Discovering who we are

I haven't written in months. This is by far the longest stretch, and it's weird. I had thought about just letting this space go because, for many reasons, I just don't seem to need it as much anymore. But I love this space. It's a part of who I am, and I don't want to let it go because 1. all of you who read this, and 2. I may need it in the future. Who knows when the addiction will rear its ugly head again.

I'm grateful for the growth and healing I've achieved here. I'm grateful for the support of everyone who follows my blog. Right now, I'm wrapped up in figuring out how to balance my two little ones with the rest of my life.

We are finally in a place where I am learning what our life can be like without the addiction. I guess not entirely without the addiction because it is still very real, and there are still consequences and trauma I face and work to move past. But, Ben is about 11 months sober, and now that the day-to-day acting out is in the past, we are both able to dig deeper to work on our relationship.

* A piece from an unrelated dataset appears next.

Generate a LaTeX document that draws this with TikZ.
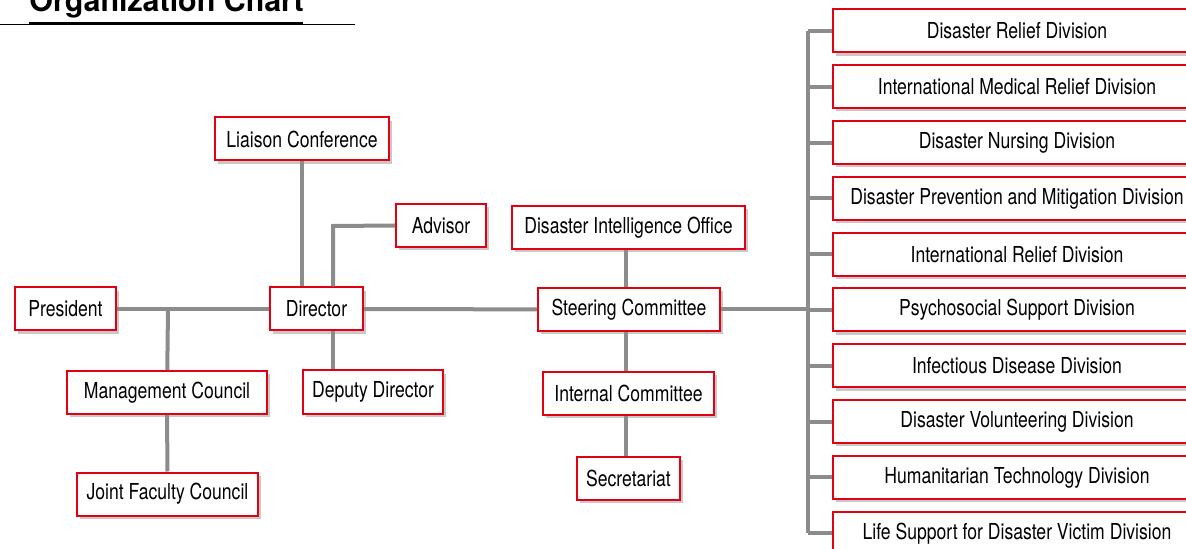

I'm no longer in the "everything is your fault because you are an addict" place. I'm working on dealing with my emotions and trying to see him as a person, husband, and father rather than my enemy. I hate saying that out loud, but there really have been times where he was Public Enemy #1 for me. It was such a hard place to be because I loved him and saw his potential, but I also hated a lot of the feelings I had towards him because of the addiction.

We have both changed a lot in the almost-7-years that we've been married, and right now we are getting to know each other again. We are discovering who we are as individuals and a couple. And we are working on building and strengthening our family unit as well.

I *hope* I can say the addiction is behind us. But I know it's still too early. I can't fully let go yet. And I'm not sure that he can either. It's still a daily battle in some ways. But we are making progress, and that progress is good.